# I have a staffing issue



## atmospheric (Mar 11, 2006)

Let's keep this simple:

What's better, bad staff or no staff?


----------



## NateO (Mar 11, 2006)

No staff; if you're not part of the solution, you're part of the problem.


----------



## Andrew Fergus (Mar 11, 2006)

I agree.  No staff.  Better to do it right first time, even if it is late.


----------



## Richard Schollar (Mar 12, 2006)

Thanks to restrictive employment laws, bad staff can cause many, many more problems than no staff because they can be difficult to get rid of.


----------



## Barry Katcher (Mar 12, 2006)

> What's better, bad staff or no staff?


If you're seriously think of an operation, please first consider Viagra or Cialis.


----------



## atmospheric (Mar 12, 2006)

OK, but bad staff have the potential to be re-trained or relocated to a more suitable position.
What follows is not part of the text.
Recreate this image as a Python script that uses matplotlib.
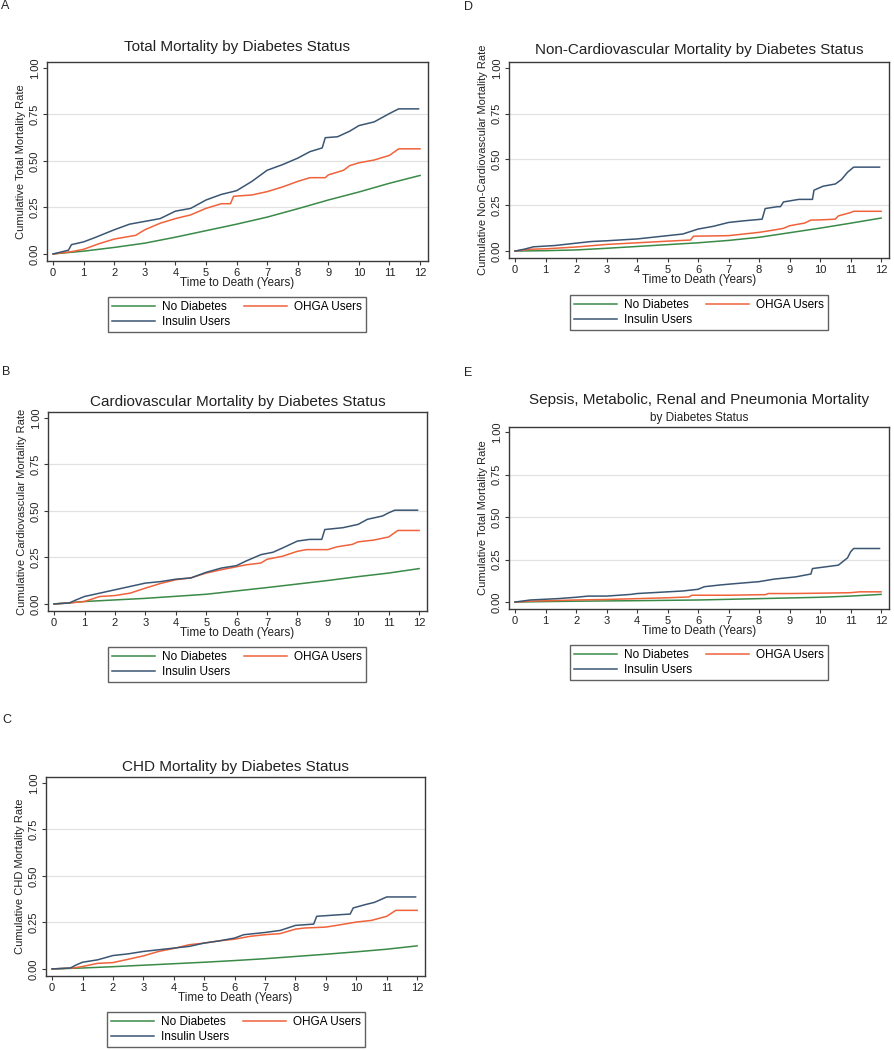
import matplotlib
matplotlib.use('Agg')
import matplotlib.pyplot as plt
import numpy as np

plt.rcParams.update({
    'font.family': ['Liberation Sans', 'DejaVu Sans'],
    'font.size': 8,
})

W, H = 894, 1050

series_names = ['No Diabetes', 'OHGA Users', 'Insulin Users']
series_colors = ['#3a8a48', '#f0623a', '#3b5673']

# ---- Panel A: Total mortality ----
a_none_t = [0, 1, 2, 3, 4, 5, 6, 7, 8, 9, 10, 11, 12]
a_none_y = [0, 0.015, 0.035, 0.058, 0.09, 0.125, 0.16, 0.198, 0.243, 0.29, 0.333, 0.38, 0.422]
a_ohga_t = [0, 0.6, 1.0, 1.5, 2.0, 2.7, 3.0, 3.5, 4.0, 4.5, 5.0, 5.5, 5.8, 5.9, 6.5, 7.0, 7.5, 8.0, 8.4,
            8.9, 9.0, 9.5, 9.7, 10.0, 10.5, 11.0, 11.3, 12.0]
a_ohga_y = [0, 0.012, 0.025, 0.055, 0.08, 0.10, 0.13, 0.165, 0.19, 0.21, 0.245, 0.27, 0.27, 0.31, 0.317,
            0.335, 0.36, 0.39, 0.41, 0.41, 0.425, 0.45, 0.475, 0.49, 0.505, 0.53, 0.565, 0.565]
a_ins_t = [0, 0.5, 0.6, 1.0, 1.4, 2.0, 2.5, 3.0, 3.5, 4.0, 4.5, 5.0, 5.5, 6.0, 6.5, 7.0, 7.5, 8.0, 8.4,
           8.8, 8.9, 9.3, 9.7, 10.0, 10.5, 11.0, 11.3, 11.95]
a_ins_y = [0, 0.02, 0.05, 0.065, 0.09, 0.13, 0.16, 0.175, 0.19, 0.23, 0.245, 0.29, 0.32, 0.34, 0.39, 0.45,
           0.48, 0.515, 0.55, 0.57, 0.625, 0.63, 0.66, 0.69, 0.71, 0.755, 0.78, 0.78]

# ---- Panel B: Cardiovascular mortality ----
b_none_t = [0, 1, 3, 5, 7, 9, 10, 11, 12]
b_none_y = [0, 0.013, 0.03, 0.052, 0.088, 0.126, 0.147, 0.166, 0.19]
b_ohga_t = [0, 0.5, 1.0, 1.5, 2.0, 2.5, 3.0, 3.5, 4.0, 4.5, 5.0, 5.5, 6.0, 6.3, 6.8, 7.0, 7.5, 8.0, 8.3,
            9.0, 9.3, 9.8, 10.0, 10.5, 11.0, 11.3, 12.0]
b_ohga_y = [0, 0.005, 0.013, 0.04, 0.045, 0.058, 0.085, 0.11, 0.13, 0.14, 0.166, 0.184, 0.2, 0.21, 0.22,
            0.24, 0.256, 0.283, 0.292, 0.292, 0.307, 0.32, 0.334, 0.343, 0.36, 0.395, 0.395]
b_ins_t = [0, 0.5, 0.7, 1.0, 1.5, 2.0, 2.5, 3.0, 3.5, 4.0, 4.5, 5.0, 5.5, 6.0, 6.3, 6.8, 7.2, 7.5, 8.0,
           8.4, 8.8, 8.9, 9.5, 10.0, 10.3, 10.8, 11.0, 11.2, 11.95]
b_ins_y = [0, 0.005, 0.02, 0.04, 0.058, 0.076, 0.094, 0.112, 0.12, 0.133, 0.14, 0.17, 0.193, 0.206, 0.23,
           0.265, 0.278, 0.30, 0.338, 0.347, 0.347, 0.40, 0.41, 0.428, 0.455, 0.473, 0.49, 0.504, 0.504]

# ---- Panel C: CHD mortality ----
c_none_t = [0, 1, 2, 3, 4, 5, 6, 7, 8, 9, 10, 11, 12]
c_none_y = [0, 0.005, 0.012, 0.02, 0.028, 0.036, 0.045, 0.055, 0.067, 0.079, 0.092, 0.106, 0.124]
c_ohga_t = [0, 0.7, 1.0, 1.5, 2.0, 2.5, 3.0, 3.5, 4.0, 4.5, 5.0, 5.5, 6.0, 6.5, 7.0, 7.5, 8.0, 8.3, 9.0,
            9.5, 10.0, 10.5, 11.0, 11.3, 12.0]
c_ohga_y = [0, 0.005, 0.013, 0.03, 0.034, 0.052, 0.07, 0.094, 0.11, 0.13, 0.139, 0.151, 0.16, 0.175,
            0.184, 0.19, 0.214, 0.22, 0.225, 0.238, 0.252, 0.261, 0.283, 0.315, 0.315]
c_ins_t = [0, 0.6, 0.8, 1.0, 1.5, 2.0, 2.5, 3.0, 3.5, 4.0, 4.5, 5.0, 5.5, 6.0, 6.3, 7.0, 7.5, 8.0, 8.6,
           8.7, 9.5, 9.8, 9.9, 10.3, 10.6, 11.0, 11.95]
c_ins_y = [0, 0.005, 0.022, 0.036, 0.049, 0.072, 0.081, 0.094, 0.103, 0.112, 0.121, 0.139, 0.151, 0.166,
           0.184, 0.196, 0.207, 0.234, 0.241, 0.283, 0.292, 0.295, 0.328, 0.346, 0.358, 0.387, 0.387]

# ---- Panel D: Non-cardiovascular mortality ----
d_none_t = [0, 1, 2, 3, 4, 5, 6, 7, 8, 9, 10, 11, 12]
d_none_y = [0, 0.002, 0.006, 0.015, 0.025, 0.035, 0.045, 0.058, 0.075, 0.10, 0.125, 0.152, 0.18]
d_ohga_t = [0, 0.5, 1.0, 2.0, 3.0, 4.0, 5.0, 5.75, 5.85, 7.0, 7.5, 8.0, 8.5, 8.8, 9.0, 9.5, 9.7, 10.0,
            10.5, 10.6, 11.0, 11.1, 12.0]
d_ohga_y = [0, 0.01, 0.012, 0.022, 0.036, 0.045, 0.054, 0.06, 0.081, 0.084, 0.093, 0.102, 0.115, 0.124,
            0.138, 0.153, 0.169, 0.17, 0.174, 0.192, 0.21, 0.217, 0.217]
d_ins_t = [0, 0.3, 0.6, 1.0, 1.3, 2.0, 2.5, 3.0, 4.0, 4.5, 5.0, 5.5, 6.0, 6.5, 7.0, 7.5, 8.1, 8.2, 8.6,
           8.7, 8.8, 9.3, 9.75, 9.8, 10.1, 10.5, 10.7, 10.9, 11.1, 11.95]
d_ins_y = [0, 0.01, 0.023, 0.027, 0.03, 0.043, 0.052, 0.056, 0.066, 0.075, 0.084, 0.093, 0.12, 0.135,
           0.156, 0.165, 0.174, 0.232, 0.242, 0.242, 0.268, 0.282, 0.282, 0.332, 0.354, 0.366, 0.39, 0.43,
           0.458, 0.458]

# ---- Panel E: Sepsis, metabolic, renal and pneumonia mortality ----
e_none_t = [0, 2, 4, 6, 8, 10, 11, 12]
e_none_y = [0, 0.005, 0.008, 0.012, 0.02, 0.028, 0.035, 0.045]
e_ohga_t = [0, 0.5, 2.0, 3.0, 4.0, 5.0, 5.7, 5.8, 7.0, 8.0, 8.2, 8.3, 9.0, 10.0, 11.0, 11.3, 12.0]
e_ohga_y = [0, 0.005, 0.012, 0.015, 0.02, 0.025, 0.03, 0.04, 0.04, 0.043, 0.043, 0.05, 0.05, 0.052, 0.055,
            0.06, 0.06]
e_ins_t = [0, 0.5, 1.4, 2.0, 2.4, 3.0, 3.8, 4.0, 5.0, 5.5, 6.0, 6.2, 6.7, 7.0, 8.0, 8.5, 9.2, 9.7, 9.75,
           10.6, 10.9, 11.0, 11.1, 11.95]
e_ins_y = [0, 0.012, 0.02, 0.028, 0.035, 0.035, 0.045, 0.05, 0.06, 0.065, 0.075, 0.09, 0.10, 0.105, 0.12,
           0.135, 0.148, 0.165, 0.197, 0.217, 0.26, 0.295, 0.315, 0.315]

x_ticks = list(range(13))
y_ticks = [0, 0.25, 0.5, 0.75, 1.0]
x_label = 'Time to Death (Years)'


def px_rect(x0, y0, x1, y1):
    return [x0 / W, 1 - y1 / H, (x1 - x0) / W, (y1 - y0) / H]


def draw_panel(fig, rect, data, title, ylabel, title_y, legend_xy, sub=None, ylim=(-0.038, 1.032)):
    ax = fig.add_axes(px_rect(*rect))
    for spine in ax.spines.values():
        spine.set_color('#3a3a3a')
        spine.set_linewidth(1.0)
    for v in [0.25, 0.5, 0.75]:
        ax.axhline(v, color='#e2e2e2', linewidth=0.9, zorder=0)
    handles = []
    for (t, y), c in zip(data, series_colors):
        ln, = ax.plot(t, y, color=c, linewidth=1.1)
        handles.append(ln)
    ax.set_xlim(-0.2, 12.26)
    ax.set_ylim(*ylim)
    ax.set_xticks(x_ticks)
    ax.set_yticks(y_ticks)
    ax.set_yticklabels(['%.2f' % v for v in y_ticks], rotation=90, va='center')
    ax.tick_params(direction='out', length=3, width=0.8, color='#3a3a3a', labelsize=8,
                   labelcolor='#222222', pad=2)
    ax.set_xlabel(x_label, fontsize=8.5, labelpad=-1, color='#222222')
    ax.set_ylabel(ylabel, fontsize=8, labelpad=3, color='#222222')

    cx = (rect[0] + rect[2]) / 2 / W
    fig.text(cx, 1 - title_y / H, title, ha='center', va='center', fontsize=11, color='#222222')
    if sub:
        fig.text(cx, 1 - (title_y + 18) / H, sub, ha='center', va='center', fontsize=8.5, color='#222222')

    order = [0, 2, 1]
    leg = fig.legend([handles[i] for i in order], [series_names[i] for i in order],
                     loc='upper center', bbox_to_anchor=(legend_xy[0] / W, 1 - legend_xy[1] / H),
                     ncol=2, fontsize=8.5, frameon=True, fancybox=False, handlelength=3.6,
                     handletextpad=0.6, columnspacing=1.2, borderpad=0.35, labelspacing=0.25,
                     borderaxespad=0)
    leg.get_frame().set_edgecolor('#3a3a3a')
    leg.get_frame().set_linewidth(1.0)
    return ax


fig = plt.figure(figsize=(W / 100, H / 100), dpi=100)

draw_panel(fig, (47, 62, 428, 261),
           [(a_none_t, a_none_y), (a_ohga_t, a_ohga_y), (a_ins_t, a_ins_y)],
           'Total Mortality by Diabetes Status', 'Cumulative Total Mortality Rate', 47, (237, 297))
draw_panel(fig, (48, 412, 427, 611),
           [(b_none_t, b_none_y), (b_ohga_t, b_ohga_y), (b_ins_t, b_ins_y)],
           'Cardiovascular Mortality by Diabetes Status', 'Cumulative Cardiovascular Mortality Rate',
           402, (237, 647))
draw_panel(fig, (46, 777, 425, 976),
           [(c_none_t, c_none_y), (c_ohga_t, c_ohga_y), (c_ins_t, c_ins_y)],
           'CHD Mortality by Diabetes Status', 'Cumulative CHD Mortality Rate', 767, (236, 1012))
draw_panel(fig, (509, 62, 889, 258),
           [(d_none_t, d_none_y), (d_ohga_t, d_ohga_y), (d_ins_t, d_ins_y)],
           'Non-Cardiovascular Mortality by Diabetes Status', 'Cumulative Non-Cardiovascular Mortality Rate',
           50, (699, 295))
draw_panel(fig, (509, 427, 889, 609),
           [(e_none_t, e_none_y), (e_ohga_t, e_ohga_y), (e_ins_t, e_ins_y)],
           'Sepsis, Metabolic, Renal and Pneumonia Mortality', 'Cumulative Total Mortality Rate',
           400, (699, 645), sub='by Diabetes Status', ylim=(-0.041, 1.03))

for lab, x, y in [('A', 1, 6), ('B', 2, 372), ('C', 2, 720), ('D', 464, 7), ('E', 464, 373)]:
    fig.text(x / W, 1 - y / H, lab, ha='left', va='center', fontsize=9, color='#222222')

fig.savefig('out.png', dpi=100, facecolor='white')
It's **** difficult to do a 10 man job with 5. Also I agree with Parsnip, getting rid of them is a minefield.


----------



## PaddyD (Mar 12, 2006)

what's worse is management who haven't the nuts to proactively address an employee issue that's disrupting the team & holding back everyone's performance - successful teams are not usually comprised of people who are tollerated only 'cos it's too much hassle to get rid of them.


----------



## whiteghost (Mar 19, 2006)

If they can't do what you employed them to do.... why keep them?


----------